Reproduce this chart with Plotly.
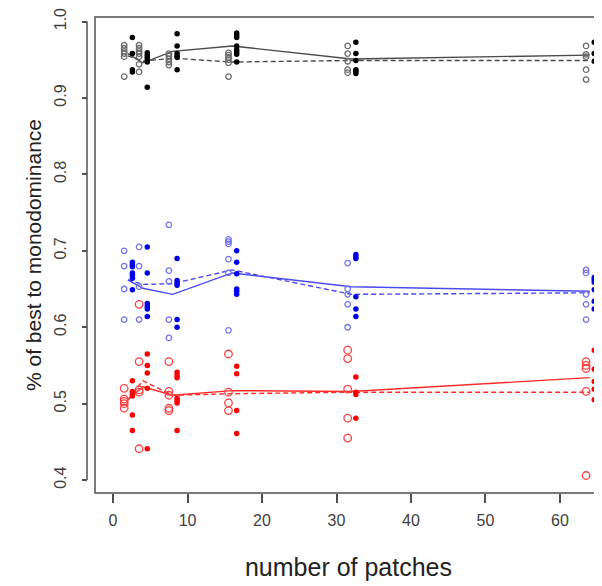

------

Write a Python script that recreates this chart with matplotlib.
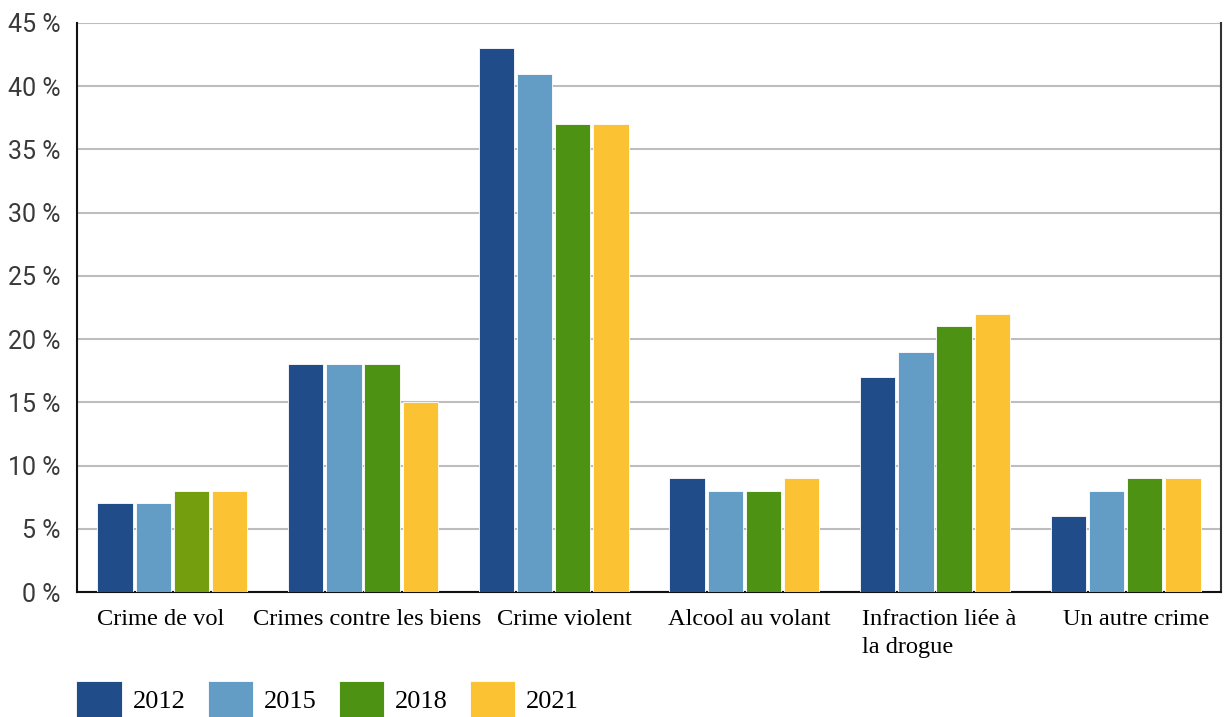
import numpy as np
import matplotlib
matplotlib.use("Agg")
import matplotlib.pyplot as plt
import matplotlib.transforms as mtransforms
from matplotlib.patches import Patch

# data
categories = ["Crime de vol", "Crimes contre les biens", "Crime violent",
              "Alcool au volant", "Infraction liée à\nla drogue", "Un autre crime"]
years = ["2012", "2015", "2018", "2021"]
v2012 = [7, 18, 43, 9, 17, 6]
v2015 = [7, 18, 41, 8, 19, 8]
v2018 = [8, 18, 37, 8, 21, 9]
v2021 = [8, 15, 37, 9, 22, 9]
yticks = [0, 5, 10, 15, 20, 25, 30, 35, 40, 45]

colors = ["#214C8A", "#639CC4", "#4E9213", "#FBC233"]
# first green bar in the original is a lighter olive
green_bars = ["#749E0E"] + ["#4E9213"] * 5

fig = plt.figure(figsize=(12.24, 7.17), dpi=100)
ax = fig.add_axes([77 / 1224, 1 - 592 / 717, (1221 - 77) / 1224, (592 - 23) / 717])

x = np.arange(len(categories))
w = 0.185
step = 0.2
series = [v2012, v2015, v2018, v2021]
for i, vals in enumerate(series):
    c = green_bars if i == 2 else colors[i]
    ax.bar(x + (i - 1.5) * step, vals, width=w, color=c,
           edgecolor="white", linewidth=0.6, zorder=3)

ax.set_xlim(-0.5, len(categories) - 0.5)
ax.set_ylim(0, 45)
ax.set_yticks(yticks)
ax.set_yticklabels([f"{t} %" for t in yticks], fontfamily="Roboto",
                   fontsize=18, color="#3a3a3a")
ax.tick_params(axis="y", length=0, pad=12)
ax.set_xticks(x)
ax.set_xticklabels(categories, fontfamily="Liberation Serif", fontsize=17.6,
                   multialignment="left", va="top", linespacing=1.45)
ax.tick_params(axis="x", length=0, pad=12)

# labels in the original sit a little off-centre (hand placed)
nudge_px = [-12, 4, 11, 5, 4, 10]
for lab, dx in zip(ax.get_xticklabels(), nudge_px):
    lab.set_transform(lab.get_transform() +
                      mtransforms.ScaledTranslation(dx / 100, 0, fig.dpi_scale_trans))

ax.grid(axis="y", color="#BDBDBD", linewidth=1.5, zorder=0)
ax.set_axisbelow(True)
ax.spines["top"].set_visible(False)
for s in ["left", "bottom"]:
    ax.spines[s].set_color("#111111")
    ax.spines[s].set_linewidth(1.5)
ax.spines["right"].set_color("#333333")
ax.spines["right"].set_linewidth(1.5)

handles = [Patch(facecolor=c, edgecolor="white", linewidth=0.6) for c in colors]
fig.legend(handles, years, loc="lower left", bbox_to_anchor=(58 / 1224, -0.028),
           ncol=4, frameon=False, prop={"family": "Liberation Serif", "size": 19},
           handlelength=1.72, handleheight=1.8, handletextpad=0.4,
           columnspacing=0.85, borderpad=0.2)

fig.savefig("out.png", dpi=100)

------

PROBLEM TO SOLVE: Only a number is wanted: how many lines contain the word "this"?

FINAL RESULT: 2